Source code of charts =
.....

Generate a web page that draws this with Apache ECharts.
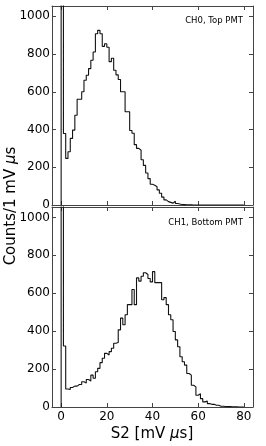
<!DOCTYPE html>
<html>
<head>
<meta charset="utf-8">
<script src="https://cdn.jsdelivr.net/npm/echarts@6/dist/echarts.min.js"></script>
<style>
html,body{margin:0;padding:0;background:#fff;}
#chart{width:266px;height:446px;}
</style>
</head>
<body>
<div id="chart"></div>
<script>
// Histogram bins: width 1 mV us, left edges 0,1,2,...
var binWidth = 1;
var topCounts = [1500, 379, 247, 282, 353, 397, 476, 561, 561, 600,
  661, 688, 723, 767, 811, 908, 926, 908, 841, 855,
  836, 760, 778, 714, 690, 665, 600, 600, 494, 494,
  395, 380, 320, 300, 290, 240, 210, 170, 140, 110,
  105, 97, 80, 62, 42, 27, 18, 14, 10, 20,
  8, 5, 3, 2, 1, 1, 1, 0, 0, 0,
  0, 0, 0, 0, 0, 0, 0, 0, 0, 0,
  0, 0, 0, 0, 0, 0, 0, 0, 0, 0];
var bottomCounts = [1500, 322, 95, 92, 103, 110, 110, 119, 119, 133,
  126, 145, 137, 168, 152, 186, 204, 234, 257, 283,
  274, 292, 310, 336, 340, 407, 469, 434, 487, 540,
  540, 620, 540, 681, 664, 690, 708, 699, 678, 660,
  714, 656, 656, 656, 566, 577, 540, 487, 460, 398,
  354, 318, 265, 239, 221, 177, 168, 115, 106, 62,
  70, 44, 27, 32, 18, 14, 14, 9, 9, 4,
  4, 3, 2, 2, 1, 1, 1, 0, 0, 0];
var xTicks = [0, 20, 40, 60, 80];
var yTicks = [0, 200, 400, 600, 800, 1000];
var xRange = [-4, 84];
var yMax = 1055;
var topLabel = 'CH0, Top PMT';
var bottomLabel = 'CH1, Bottom PMT';

function stepData(counts) {
  var d = [[0, 0]];
  for (var i = 0; i < counts.length; i++) d.push([i * binWidth, counts[i]]);
  d.push([counts.length * binWidth, 0]);
  return d;
}

var font = 'DejaVu Sans';
var lineCol = '#444';
function plain(v) { return String(v); }

function xAxisDef(gridIndex, position, showLabels) {
  return {
    type: 'value', gridIndex: gridIndex, position: position,
    min: xRange[0], max: xRange[1],
    axisLine: {show: true, onZero: false, lineStyle: {color: lineCol, width: 1}},
    axisTick: {show: true, inside: true, length: 4, customValues: xTicks, lineStyle: {color: lineCol, width: 1}},
    axisLabel: {show: showLabels, customValues: xTicks, formatter: plain, fontFamily: font, fontSize: 12, color: '#000', margin: 4},
    splitLine: {show: false}
  };
}
function yAxisDef(gridIndex, position, showLabels) {
  return {
    type: 'value', gridIndex: gridIndex, position: position,
    min: 0, max: yMax,
    axisLine: {show: true, onZero: false, lineStyle: {color: lineCol, width: 1}},
    axisTick: {show: true, inside: true, length: 4, customValues: yTicks, lineStyle: {color: lineCol, width: 1}},
    axisLabel: {show: showLabels, customValues: yTicks, formatter: plain, fontFamily: font, fontSize: 12, color: '#000', margin: 2},
    splitLine: {show: false}
  };
}

var chart = echarts.init(document.getElementById('chart'), null, {renderer: 'canvas'});
chart.setOption({
  animation: false,
  backgroundColor: '#fff',
  grid: [
    {left: 52, top: 6, width: 201, height: 199},
    {left: 52, top: 207, width: 201, height: 200}
  ],
  xAxis: [
    xAxisDef(0, 'bottom', false),
    xAxisDef(1, 'bottom', true),
    xAxisDef(0, 'top', false),
    xAxisDef(1, 'top', false)
  ],
  yAxis: [
    yAxisDef(0, 'left', true),
    yAxisDef(1, 'left', true),
    yAxisDef(0, 'right', false),
    yAxisDef(1, 'right', false)
  ],
  series: [
    {type: 'line', xAxisIndex: 0, yAxisIndex: 0, data: stepData(topCounts), step: 'end',
     showSymbol: false, symbol: 'none', lineStyle: {color: '#111', width: 1.1}, clip: true},
    {type: 'line', xAxisIndex: 1, yAxisIndex: 1, data: stepData(bottomCounts), step: 'end',
     showSymbol: false, symbol: 'none', lineStyle: {color: '#111', width: 1.1}, clip: true}
  ],
  graphic: [
    {type: 'text', x: 243, y: 21, style: {text: topLabel, font: '8.5px "DejaVu Sans"', fill: '#000', align: 'right', verticalAlign: 'middle'}},
    {type: 'text', x: 243, y: 223, style: {text: bottomLabel, font: '8.5px "DejaVu Sans"', fill: '#000', align: 'right', verticalAlign: 'middle'}},
    {type: 'text', x: 152, y: 434, style: {text: 'S2 [mV {it|μ}s]', font: '15px "DejaVu Sans"', fill: '#000', align: 'center', verticalAlign: 'middle',
      rich: {it: {fontStyle: 'italic', fontFamily: font, fontSize: 15}}}},
    {type: 'text', x: 11, y: 206, rotation: Math.PI / 2, style: {text: 'Counts/1 mV {it|μ}s', font: '15px "DejaVu Sans"', fill: '#000', align: 'center', verticalAlign: 'middle',
      rich: {it: {fontStyle: 'italic', fontFamily: font, fontSize: 15}}}}
  ]
});
</script>
</body>
</html>
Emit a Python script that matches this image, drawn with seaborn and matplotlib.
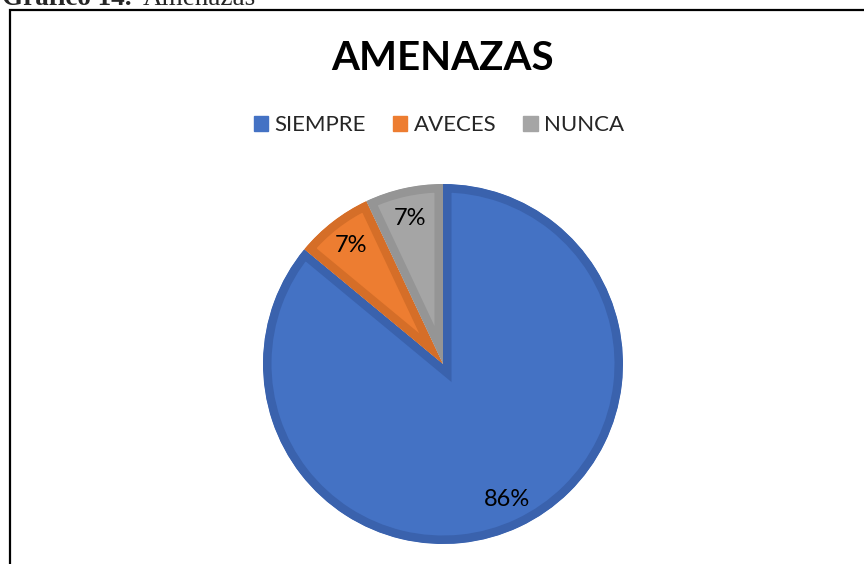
import matplotlib
matplotlib.use("Agg")
import matplotlib.pyplot as plt
import seaborn as sns
from matplotlib.patches import Patch, Rectangle

# ---- data ----
categories = ["SIEMPRE", "AVECES", "NUNCA"]
values = [86, 7, 7]
title = "AMENAZAS"
header_bold = "Gráfico 14."
header_regular = "Amenazas"

sns.set_theme(style="white")
plt.rcParams['font.family'] = ['Lato', 'DejaVu Sans']

fill_colors = ["#4472C4", "#ED7D31", "#A5A5A5"]
edge_colors = ["#3A62AD", "#D56E28", "#959595"]

W, H = 864, 564
fig = plt.figure(figsize=(W / 100, H / 100), dpi=100)
fig.patch.set_facecolor("white")

# pie axes
cx, cy, r = 443, 364, 180
ax = fig.add_axes([(cx - r) / W, (H - cy - r) / H, 2 * r / W, 2 * r / H])
wedges, texts, autotexts = ax.pie(
    values, colors=fill_colors, startangle=90, counterclock=False,
    radius=1.0, autopct='%.0f%%', pctdistance=0.83,
    textprops=dict(fontsize=17, color="black"),
)
for w, ec in zip(wedges, edge_colors):
    w.set_edgecolor(ec)
    w.set_linewidth(17 * 72 / 100)
    w.set_joinstyle("miter")
    w.set_clip_path(w)
    w.set_clip_on(True)
ax.set_xlim(-1, 1)
ax.set_ylim(-1, 1)
ax.set_aspect("equal")
ax.axis("off")

# title
fig.text(cx / W, 1 - 58 / H, title, ha="center", va="center",
         fontsize=29, fontweight="bold", color="black")

# legend
handles = [Patch(facecolor=c, edgecolor=c) for c in fill_colors]
fig.legend(handles, categories, loc="center", bbox_to_anchor=(439 / W, 1 - 125 / H),
           ncol=3, frameon=False, fontsize=16, handlelength=0.65, handleheight=0.65,
           handletextpad=0.3, columnspacing=1.2)

# frame
fig.patches.append(Rectangle((9.5 / W, -0.2), 1.2, 1 - 9.5 / H + 0.2, fill=False,
                             edgecolor="black", linewidth=1.6,
                             transform=fig.transFigure, figure=fig))

# header (cut off at top, as in the reference)
fig.text(2 / W, 1 - 5 / H, header_bold, ha="left", va="baseline",
         fontsize=19.5, fontweight="bold", family=["Liberation Serif"])
fig.text(143 / W, 1 - 5 / H, header_regular, ha="left", va="baseline",
         fontsize=19.5, family=["Liberation Serif"])

fig.savefig("out.png", dpi=100)
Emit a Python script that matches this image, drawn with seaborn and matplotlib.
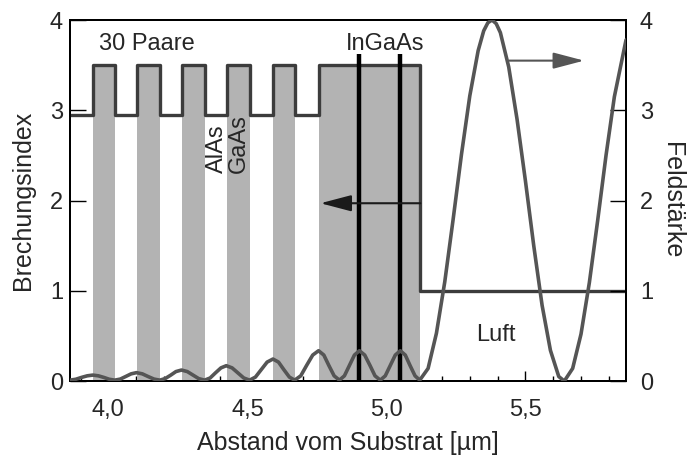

.....

WHAT IS REQUIRED = Above are the records; reproduce them exactly and leave out the pictures.

SOLUTION FOR THIS PROBLEM =
Generate a web page that draws this with Apache ECharts.
<!DOCTYPE html>
<html>
<head>
<meta charset="utf-8">
<script src="https://cdn.jsdelivr.net/npm/echarts@6/dist/echarts.min.js"></script>
<style>
html,body{margin:0;padding:0;background:#fff;}
#chart{width:266px;height:446px;}
</style>
</head>
<body>
<div id="chart"></div>
<script>
// Histogram bins: width 1 mV us, left edges 0,1,2,...
var binWidth = 1;
var topCounts = [1500, 379, 247, 282, 353, 397, 476, 561, 561, 600,
  661, 688, 723, 767, 811, 908, 926, 908, 841, 855,
  836, 760, 778, 714, 690, 665, 600, 600, 494, 494,
  395, 380, 320, 300, 290, 240, 210, 170, 140, 110,
  105, 97, 80, 62, 42, 27, 18, 14, 10, 20,
  8, 5, 3, 2, 1, 1, 1, 0, 0, 0,
  0, 0, 0, 0, 0, 0, 0, 0, 0, 0,
  0, 0, 0, 0, 0, 0, 0, 0, 0, 0];
var bottomCounts = [1500, 322, 95, 92, 103, 110, 110, 119, 119, 133,
  126, 145, 137, 168, 152, 186, 204, 234, 257, 283,
  274, 292, 310, 336, 340, 407, 469, 434, 487, 540,
  540, 620, 540, 681, 664, 690, 708, 699, 678, 660,
  714, 656, 656, 656, 566, 577, 540, 487, 460, 398,
  354, 318, 265, 239, 221, 177, 168, 115, 106, 62,
  70, 44, 27, 32, 18, 14, 14, 9, 9, 4,
  4, 3, 2, 2, 1, 1, 1, 0, 0, 0];
var xTicks = [0, 20, 40, 60, 80];
var yTicks = [0, 200, 400, 600, 800, 1000];
var xRange = [-4, 84];
var yMax = 1055;
var topLabel = 'CH0, Top PMT';
var bottomLabel = 'CH1, Bottom PMT';

function stepData(counts) {
  var d = [[0, 0]];
  for (var i = 0; i < counts.length; i++) d.push([i * binWidth, counts[i]]);
  d.push([counts.length * binWidth, 0]);
  return d;
}

var font = 'DejaVu Sans';
var lineCol = '#444';
function plain(v) { return String(v); }

function xAxisDef(gridIndex, position, showLabels) {
  return {
    type: 'value', gridIndex: gridIndex, position: position,
    min: xRange[0], max: xRange[1],
    axisLine: {show: true, onZero: false, lineStyle: {color: lineCol, width: 1}},
    axisTick: {show: true, inside: true, length: 4, customValues: xTicks, lineStyle: {color: lineCol, width: 1}},
    axisLabel: {show: showLabels, customValues: xTicks, formatter: plain, fontFamily: font, fontSize: 12, color: '#000', margin: 4},
    splitLine: {show: false}
  };
}
function yAxisDef(gridIndex, position, showLabels) {
  return {
    type: 'value', gridIndex: gridIndex, position: position,
    min: 0, max: yMax,
    axisLine: {show: true, onZero: false, lineStyle: {color: lineCol, width: 1}},
    axisTick: {show: true, inside: true, length: 4, customValues: yTicks, lineStyle: {color: lineCol, width: 1}},
    axisLabel: {show: showLabels, customValues: yTicks, formatter: plain, fontFamily: font, fontSize: 12, color: '#000', margin: 2},
    splitLine: {show: false}
  };
}

var chart = echarts.init(document.getElementById('chart'), null, {renderer: 'canvas'});
chart.setOption({
  animation: false,
  backgroundColor: '#fff',
  grid: [
    {left: 52, top: 6, width: 201, height: 199},
    {left: 52, top: 207, width: 201, height: 200}
  ],
  xAxis: [
    xAxisDef(0, 'bottom', false),
    xAxisDef(1, 'bottom', true),
    xAxisDef(0, 'top', false),
    xAxisDef(1, 'top', false)
  ],
  yAxis: [
    yAxisDef(0, 'left', true),
    yAxisDef(1, 'left', true),
    yAxisDef(0, 'right', false),
    yAxisDef(1, 'right', false)
  ],
  series: [
    {type: 'line', xAxisIndex: 0, yAxisIndex: 0, data: stepData(topCounts), step: 'end',
     showSymbol: false, symbol: 'none', lineStyle: {color: '#111', width: 1.1}, clip: true},
    {type: 'line', xAxisIndex: 1, yAxisIndex: 1, data: stepData(bottomCounts), step: 'end',
     showSymbol: false, symbol: 'none', lineStyle: {color: '#111', width: 1.1}, clip: true}
  ],
  graphic: [
    {type: 'text', x: 243, y: 21, style: {text: topLabel, font: '8.5px "DejaVu Sans"', fill: '#000', align: 'right', verticalAlign: 'middle'}},
    {type: 'text', x: 243, y: 223, style: {text: bottomLabel, font: '8.5px "DejaVu Sans"', fill: '#000', align: 'right', verticalAlign: 'middle'}},
    {type: 'text', x: 152, y: 434, style: {text: 'S2 [mV {it|μ}s]', font: '15px "DejaVu Sans"', fill: '#000', align: 'center', verticalAlign: 'middle',
      rich: {it: {fontStyle: 'italic', fontFamily: font, fontSize: 15}}}},
    {type: 'text', x: 11, y: 206, rotation: Math.PI / 2, style: {text: 'Counts/1 mV {it|μ}s', font: '15px "DejaVu Sans"', fill: '#000', align: 'center', verticalAlign: 'middle',
      rich: {it: {fontStyle: 'italic', fontFamily: font, fontSize: 15}}}}
  ]
});
</script>
</body>
</html>
Emit a Python script that matches this image, drawn with seaborn and matplotlib.
import matplotlib
matplotlib.use("Agg")
import matplotlib.pyplot as plt
import seaborn as sns
from matplotlib.patches import Patch, Rectangle

# ---- data ----
categories = ["SIEMPRE", "AVECES", "NUNCA"]
values = [86, 7, 7]
title = "AMENAZAS"
header_bold = "Gráfico 14."
header_regular = "Amenazas"

sns.set_theme(style="white")
plt.rcParams['font.family'] = ['Lato', 'DejaVu Sans']

fill_colors = ["#4472C4", "#ED7D31", "#A5A5A5"]
edge_colors = ["#3A62AD", "#D56E28", "#959595"]

W, H = 864, 564
fig = plt.figure(figsize=(W / 100, H / 100), dpi=100)
fig.patch.set_facecolor("white")

# pie axes
cx, cy, r = 443, 364, 180
ax = fig.add_axes([(cx - r) / W, (H - cy - r) / H, 2 * r / W, 2 * r / H])
wedges, texts, autotexts = ax.pie(
    values, colors=fill_colors, startangle=90, counterclock=False,
    radius=1.0, autopct='%.0f%%', pctdistance=0.83,
    textprops=dict(fontsize=17, color="black"),
)
for w, ec in zip(wedges, edge_colors):
    w.set_edgecolor(ec)
    w.set_linewidth(17 * 72 / 100)
    w.set_joinstyle("miter")
    w.set_clip_path(w)
    w.set_clip_on(True)
ax.set_xlim(-1, 1)
ax.set_ylim(-1, 1)
ax.set_aspect("equal")
ax.axis("off")

# title
fig.text(cx / W, 1 - 58 / H, title, ha="center", va="center",
         fontsize=29, fontweight="bold", color="black")

# legend
handles = [Patch(facecolor=c, edgecolor=c) for c in fill_colors]
fig.legend(handles, categories, loc="center", bbox_to_anchor=(439 / W, 1 - 125 / H),
           ncol=3, frameon=False, fontsize=16, handlelength=0.65, handleheight=0.65,
           handletextpad=0.3, columnspacing=1.2)

# frame
fig.patches.append(Rectangle((9.5 / W, -0.2), 1.2, 1 - 9.5 / H + 0.2, fill=False,
                             edgecolor="black", linewidth=1.6,
                             transform=fig.transFigure, figure=fig))

# header (cut off at top, as in the reference)
fig.text(2 / W, 1 - 5 / H, header_bold, ha="left", va="baseline",
         fontsize=19.5, fontweight="bold", family=["Liberation Serif"])
fig.text(143 / W, 1 - 5 / H, header_regular, ha="left", va="baseline",
         fontsize=19.5, family=["Liberation Serif"])

fig.savefig("out.png", dpi=100)
Emit a Python script that matches this image, drawn with seaborn and matplotlib.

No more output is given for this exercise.